The Road Not Taken

Life is a series of choices that we make (duh). We decide where to go to college, who to date, who to marry, and if and when to have children. As a future doctor, you decide where to go to medical school, what specialty to enter, and where to go to residency – or at least where to apply for residency! It seems simple at the time, and each choice affects the next. Knowing that I wanted to have a family as well as a demanding career prompted me to end a long-term relationship with a wonderful man who wanted a demanding career of his own, and who wanted a wife who would take care of the kids and cook dinner. Choosing to get married (to a different man who is much more supportive of my career) between college and medical school, and choosing to attend a medical school that is family-friendly helped me make the choice to have a child during school. Having a family is influencing my choices about where to complete my residency – I don’t want to raise a child in East LA, or in an apartment in New York, so residencies in those areas weren’t on my list. Every so often, though, you find yourself looking back at the series of choices that you have made and wondering, what if? What if, several choices ago, I had taken the other road?

One Of my residency interviews triggered just such a moment.

As I said earlier, I chose many years ago to end a long romantic relationship, not because the relationship wasn’t working at the time but because our dreams for the future were not compatible: it’s hard for a doctor (let alone a surgeon) to follow her spouse as he moves around the country every few years, or to have dinner on the table at seven. The person who made up the other half of this relationship was less than thrilled with me, and we haven’t spoken since. I have heard from mutual friends that he is living his dream working in Washington, DC. It sounds like he is happy. (I hope he is happy – he deserves to be! After all, I walked away from a stable relationship so that he could have everything he dreamed of, without my career getting in his way.)
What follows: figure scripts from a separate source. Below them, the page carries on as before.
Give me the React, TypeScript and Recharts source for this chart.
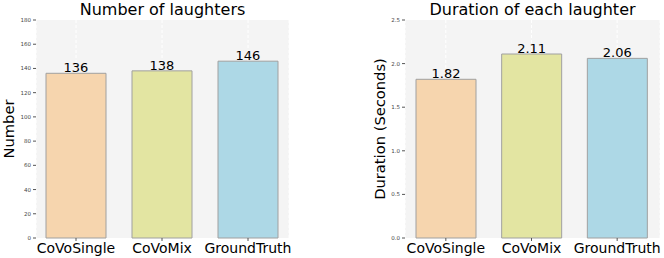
import React from 'react';
import { BarChart, Bar, XAxis, YAxis, CartesianGrid, Cell, LabelList, Label } from 'recharts';

const systems = ['CoVoSingle', 'CoVoMix', 'GroundTruth'];
const laughterCounts = [136, 138, 146];
const laughterDurations = [1.82, 2.11, 2.06];
const countTicks = [0, 20, 40, 60, 80, 100, 120, 140, 160, 180];
const durationTicks = [0, 0.5, 1.0, 1.5, 2.0, 2.5];
const barColors = ['#f6d5ae', '#e3e5a2', '#add8e6'];

const FONT = '"DejaVu Sans", sans-serif';

const countData = systems.map((name, i) => ({ name, value: laughterCounts[i] }));
const durationData = systems.map((name, i) => ({ name, value: laughterDurations[i] }));

interface PanelProps {
  data: { name: string; value: number }[];
  ticks: number[];
  title: string;
  yLabel: string;
  left: number;
  axisWidth: number;
  rightMargin: number;
  labelX: number;
  padL: number;
  padR: number;
  tickFmt: (v: number) => string;
  labelFmt: (v: number) => string;
}

function Panel({ data, ticks, title, yLabel, left, axisWidth, rightMargin, labelX, padL, padR, tickFmt, labelFmt }: PanelProps) {
  const width = 300;
  const plotCenter = axisWidth + (width - axisWidth - rightMargin) / 2;
  return (
    <div style={{ position: 'absolute', left, top: 0, width, height: 258 }}>
      <div
        style={{
          position: 'absolute',
          left: plotCenter - 150,
          width: 300,
          top: 0,
          textAlign: 'center',
          fontFamily: FONT,
          fontSize: 16,
          color: '#000',
          lineHeight: '19px',
        }}
      >
        {title}
      </div>
      <BarChart
        width={width}
        height={258}
        data={data}
        margin={{ top: 20, right: rightMargin, left: 0, bottom: 0 }}
        style={{ fontFamily: FONT }}
      >
        <CartesianGrid fill="#f4f4f4" stroke="#ffffff" strokeDasharray="3 2" horizontal={false} />
        <XAxis
          dataKey="name"
          height={20}
          axisLine={false}
          padding={{ left: padL, right: padR }}
          tickSize={3}
          tickMargin={2}
          tickLine={{ stroke: '#555' }}
          tick={{ fontSize: 14, fill: '#000' }}
          interval={0}
        />
        <YAxis
          width={axisWidth}
          domain={[ticks[0], ticks[ticks.length - 1]]}
          ticks={ticks}
          axisLine={false}
          tickSize={3}
          tickMargin={2}
          tickLine={{ stroke: '#555' }}
          tick={{ fontSize: 5.5, fill: '#444' }}
          tickFormatter={tickFmt}
        >
          <Label
            content={({ viewBox }: any) => {
              const cx = viewBox.x + labelX;
              const cy = viewBox.y + viewBox.height / 2;
              return (
                <text
                  x={cx}
                  y={cy}
                  transform={`rotate(-90 ${cx} ${cy})`}
                  textAnchor="middle"
                  dominantBaseline="central"
                  fontSize={14.7}
                  fontFamily={FONT}
                  fill="#000"
                >
                  {yLabel}
                </text>
              );
            }}
          />
        </YAxis>
        <Bar dataKey="value" barSize={60} stroke="#a0a0a0" strokeWidth={1} isAnimationActive={false}>
          {data.map((d, i) => (
            <Cell key={d.name} fill={barColors[i]} />
          ))}
          <LabelList
            dataKey="value"
            position="top"
            offset={1}
            formatter={(v: any) => labelFmt(Number(v))}
            style={{ fontSize: 13, fill: '#000', fontFamily: FONT }}
          />
        </Bar>
      </BarChart>
    </div>
  );
}

export default function App() {
  return (
    <div style={{ position: 'absolute', left: 0, top: 0, width: 664, height: 258, background: '#fff' }}>
      <Panel
        data={countData}
        ticks={countTicks}
        title="Number of laughters"
        yLabel="Number"
        left={0}
        axisWidth={36}
        rightMargin={11}
        labelX={8.5}
        padL={-3}
        padR={-2}
        tickFmt={(v) => String(v)}
        labelFmt={(v) => String(v)}
      />
      <Panel
        data={durationData}
        ticks={durationTicks}
        title="Duration of each laughter"
        yLabel="Duration (Seconds)"
        left={364}
        axisWidth={41}
        rightMargin={4}
        labelX={15}
        padL={-2}
        padR={0}
        tickFmt={(v) => v.toFixed(1)}
        labelFmt={(v) => v.toFixed(2)}
      />
    </div>
  );
}
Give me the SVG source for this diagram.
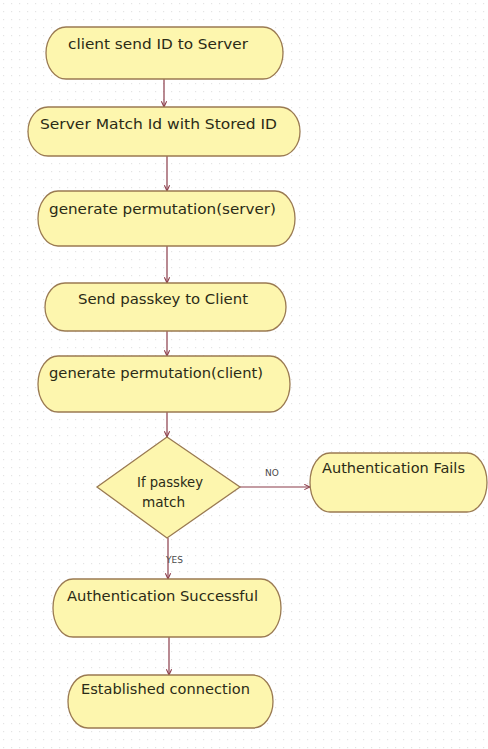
<svg xmlns="http://www.w3.org/2000/svg" width="488" height="749" viewBox="0 0 488 749">
  <defs>
    <pattern id="dots" width="8" height="8" patternUnits="userSpaceOnUse">
      <rect x="3" y="3" width="1.2" height="1.2" fill="#e4e4e4"/>
    </pattern>
    <marker id="arrow" viewBox="0 0 8 8" refX="7.5" refY="4" markerWidth="7" markerHeight="7" markerUnits="userSpaceOnUse" orient="auto">
      <path d="M1,1 L7.5,4 L1,7" fill="none" stroke="#8a3b48" stroke-width="1.2"/>
    </marker>
    <style>
      .node { fill: #fdf6ae; stroke: #9a7a52; stroke-width: 1.3; }
      .label { font-family: "DejaVu Sans", "Liberation Sans", sans-serif; font-size: 13.5px; fill: #2b2b16; }
      .small { font-family: "DejaVu Sans", "Liberation Sans", sans-serif; font-size: 9px; fill: #4a4a4a; }
      .edge { fill: none; stroke: #8a3b48; stroke-width: 1.2; marker-end: url(#arrow); }
    </style>
  </defs>

  <rect width="488" height="749" fill="#ffffff"/>
  <rect width="488" height="749" fill="url(#dots)"/>

  <g id="connectors">
    <line class="edge" x1="164" y1="79" x2="164" y2="107"/>
    <line class="edge" x1="167" y1="156" x2="167" y2="191"/>
    <line class="edge" x1="167" y1="246" x2="167" y2="283"/>
    <line class="edge" x1="167" y1="331" x2="167" y2="356"/>
    <line class="edge" x1="167" y1="412" x2="167" y2="437"/>
    <line class="edge" x1="240" y1="487" x2="310" y2="487"/>
    <line class="edge" x1="168" y1="538" x2="168" y2="579"/>
    <line class="edge" x1="169" y1="637" x2="169" y2="675"/>
    <text class="small" x="265" y="476">NO</text>
    <text class="small" x="166" y="563" font-size="10">YES</text>
  </g>

  <g id="n1">
    <rect class="node" x="46" y="27" width="237" height="52" rx="20" ry="26"/>
    <text class="label" x="68" y="49" textLength="180" lengthAdjust="spacingAndGlyphs">client send ID to Server</text>
  </g>
  <g id="n2">
    <rect class="node" x="28" y="107" width="272" height="49" rx="20" ry="24.5"/>
    <text class="label" x="40" y="129" textLength="237" lengthAdjust="spacingAndGlyphs">Server Match Id with Stored ID</text>
  </g>
  <g id="n3">
    <rect class="node" x="38" y="191" width="257" height="55" rx="20" ry="27.5"/>
    <text class="label" x="49" y="214" textLength="227" lengthAdjust="spacingAndGlyphs">generate permutation(server)</text>
  </g>
  <g id="n4">
    <rect class="node" x="45" y="283" width="241" height="48" rx="20" ry="24"/>
    <text class="label" x="78" y="304" textLength="170" lengthAdjust="spacingAndGlyphs">Send passkey to Client</text>
  </g>
  <g id="n5">
    <rect class="node" x="38" y="356" width="252" height="56" rx="20" ry="28"/>
    <text class="label" x="49" y="378" textLength="214" lengthAdjust="spacingAndGlyphs">generate permutation(client)</text>
  </g>
  <g id="decision">
    <polygon class="node" points="167,437 240,487 167,538 97,487"/>
    <text class="label" x="137" y="487" textLength="66" lengthAdjust="spacingAndGlyphs">If passkey</text>
    <text class="label" x="142" y="507" textLength="43" lengthAdjust="spacingAndGlyphs">match</text>
  </g>
  <g id="fail">
    <rect class="node" x="310" y="453" width="177" height="59" rx="20" ry="29.5"/>
    <text class="label" x="322" y="473" textLength="143" lengthAdjust="spacingAndGlyphs">Authentication Fails</text>
  </g>
  <g id="success">
    <rect class="node" x="53" y="579" width="228" height="58" rx="20" ry="29"/>
    <text class="label" x="67" y="601" textLength="191" lengthAdjust="spacingAndGlyphs">Authentication Successful</text>
  </g>
  <g id="established">
    <rect class="node" x="68" y="675" width="205" height="53" rx="20" ry="26.5"/>
    <text class="label" x="81" y="694" textLength="169" lengthAdjust="spacingAndGlyphs">Established connection</text>
  </g>
</svg>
On my way back to my hotel from the pre-interview dinner at a program in the DC area, it suddenly hit me: this was the road not taken. Here, years later, I was standing at a crossroads between the path that I chose for my life and the alternative that I rejected. It was like standing at an intersection, peeking around the corner – I could see just a little distance back in time down that alternative path, and just a little ways forwards. I could see how, if I had married the first man, we would have moved to DC after college. I would have applied to all of the medical schools in the DC area, and hopefully I would have been accepted right away. We would have lived in an apartment in the city. I wouldn’t have gotten a dog. He would be traveling for work, so we would delay having children. When the time came to apply to residencies, I would be applying to all of the DC programs again, hoping to remain in the area. I would not have taken a military scholarship, so I would have $300k in loans to pay off. I would match to a program in or around DC, and we would continue our lives.
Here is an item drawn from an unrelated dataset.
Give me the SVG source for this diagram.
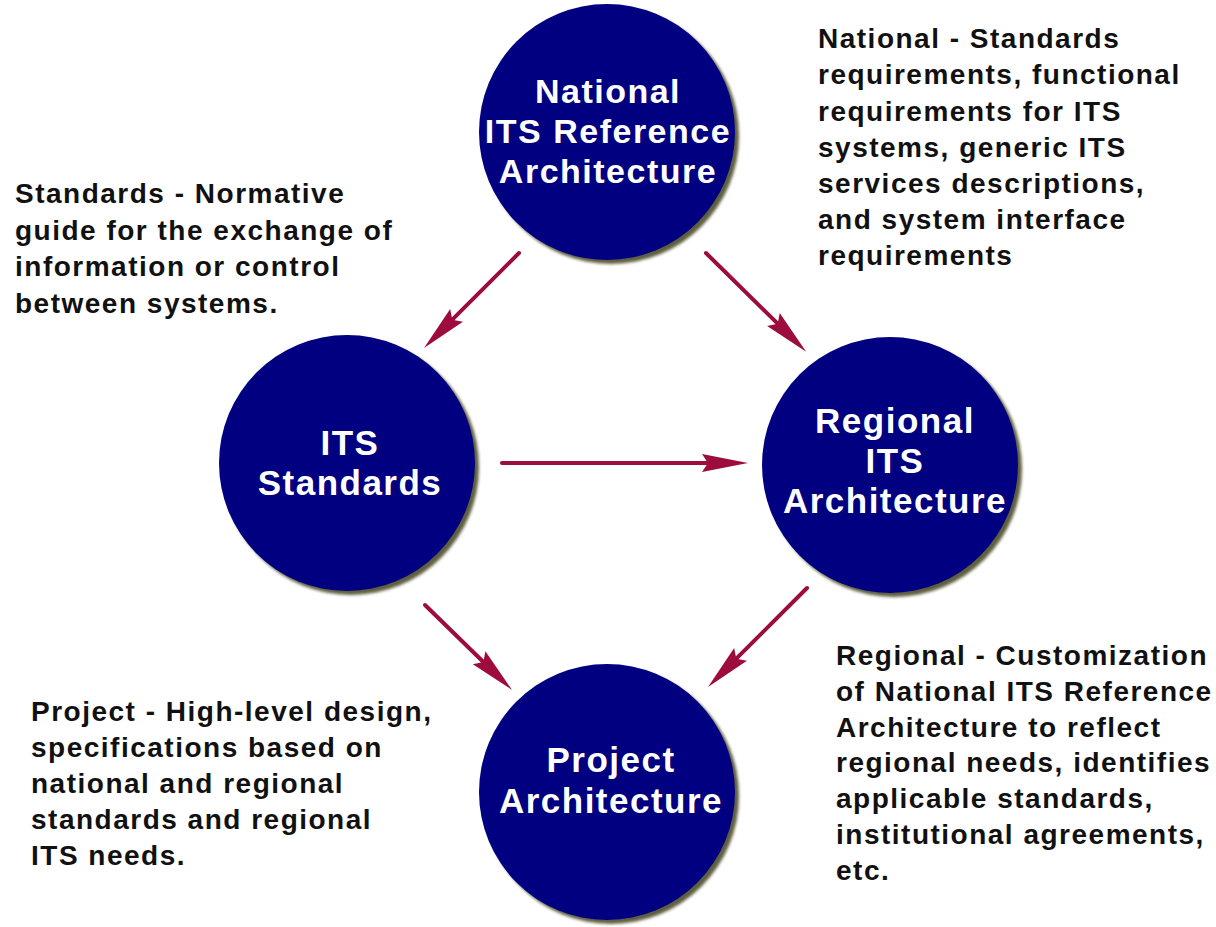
<svg xmlns="http://www.w3.org/2000/svg" width="1216" height="927" viewBox="0 0 1216 927">
<defs>
<style>
.bg{fill:#ffffff}
.disc{fill:#000080}
.shadow{fill:#5e5e40;filter:url(#blur)}
.ctext{font-family:"Liberation Sans",Arial,sans-serif;font-weight:bold;fill:#ffffff;text-anchor:middle;letter-spacing:1.5px}
.desc{font-family:"Liberation Sans",Arial,sans-serif;font-weight:bold;font-size:28px;fill:#111111;letter-spacing:1.5px}
.conn{stroke:#9c0c3c;stroke-width:4;stroke-linecap:round;fill:none;marker-end:url(#head)}
</style>
<filter id="blur" x="-10%" y="-10%" width="120%" height="120%"><feGaussianBlur stdDeviation="1.5"/></filter>
<marker id="head" markerUnits="userSpaceOnUse" markerWidth="50" markerHeight="24" viewBox="0 -12 50 24" refX="6" refY="0" orient="auto">
<path d="M0,-9 L46,0 L0,9 L6,0 Z" fill="#9c0c3c"/>
</marker>
</defs>
<rect class="bg" x="0" y="0" width="1216" height="927"/>

<g id="connectors">
<line class="conn" x1="519" y1="253" x2="452.3" y2="319.7"/>
<line class="conn" x1="706" y1="253" x2="777.7" y2="323.7"/>
<line class="conn" x1="502" y1="463" x2="708" y2="463"/>
<line class="conn" x1="425" y1="605" x2="483.4" y2="662"/>
<line class="conn" x1="807" y1="588" x2="736.3" y2="658.7"/>
</g>

<g id="national">
<circle class="shadow" cx="611" cy="136" r="128"/>
<circle class="disc" cx="607" cy="132" r="128"/>
<text class="ctext" font-size="34" x="608" y="103">National</text>
<text class="ctext" font-size="34" x="608" y="143">ITS Reference</text>
<text class="ctext" font-size="34" x="608" y="183">Architecture</text>
</g>

<g id="its-standards">
<circle class="shadow" cx="351" cy="467" r="128"/>
<circle class="disc" cx="347" cy="463" r="128"/>
<text class="ctext" font-size="35" x="350" y="455">ITS</text>
<text class="ctext" font-size="35" x="350" y="495">Standards</text>
</g>

<g id="regional">
<circle class="shadow" cx="894" cy="469" r="128"/>
<circle class="disc" cx="890" cy="465" r="128"/>
<text class="ctext" font-size="35" x="895" y="433">Regional</text>
<text class="ctext" font-size="35" x="895" y="473">ITS</text>
<text class="ctext" font-size="35" x="895" y="513">Architecture</text>
</g>

<g id="project">
<circle class="shadow" cx="611" cy="796" r="128"/>
<circle class="disc" cx="607" cy="792" r="128"/>
<text class="ctext" font-size="35" x="611" y="772">Project</text>
<text class="ctext" font-size="35" x="611" y="813">Architecture</text>
</g>

<g id="standards-note">
<text class="desc" x="15" y="203">Standards - Normative</text>
<text class="desc" x="15" y="240">guide for the exchange of</text>
<text class="desc" x="15" y="276">information or control</text>
<text class="desc" x="15" y="313">between systems.</text>
</g>

<g id="national-note">
<text class="desc" x="818" y="48">National - Standards</text>
<text class="desc" x="818" y="84">requirements, functional</text>
<text class="desc" x="818" y="121">requirements for ITS</text>
<text class="desc" x="818" y="157">systems, generic ITS</text>
<text class="desc" x="818" y="193">services descriptions,</text>
<text class="desc" x="818" y="229">and system interface</text>
<text class="desc" x="818" y="265">requirements</text>
</g>

<g id="regional-note">
<text class="desc" x="836" y="665">Regional - Customization</text>
<text class="desc" x="836" y="701">of National ITS Reference</text>
<text class="desc" x="836" y="737">Architecture to reflect</text>
<text class="desc" x="836" y="772">regional needs, identifies</text>
<text class="desc" x="836" y="808">applicable standards,</text>
<text class="desc" x="836" y="844">institutional agreements,</text>
<text class="desc" x="836" y="880">etc.</text>
</g>

<g id="project-note">
<text class="desc" x="31" y="721">Project - High-level design,</text>
<text class="desc" x="31" y="757">specifications based on</text>
<text class="desc" x="31" y="793">national and regional</text>
<text class="desc" x="31" y="829">standards and regional</text>
<text class="desc" x="31" y="865">ITS needs.</text>
</g>
</svg>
Standing here at the crossroads, I can’t see how the alternative story ends. I can’t see whether we eventually have children, buy a house, get a dog. I can’t see which of us has to give something up in order to have a family: does he stop traveling for work, do I give up surgery? Do we delay starting our family until we have can afford a nanny for those nights when he is gone and I am on call? Do we give up on having children altogether? Do we simply start to resent each other and drift apart?

From this new perspective, though, one thing remains clear: one of us would have had to sacrifice our dreams and passions for the other. By this time I am back at the hotel, where my husband and daughter are fast asleep. I kiss them both on the cheek and snuggle up. As I drift to sleep, I can’t help thinking that I made the right choice.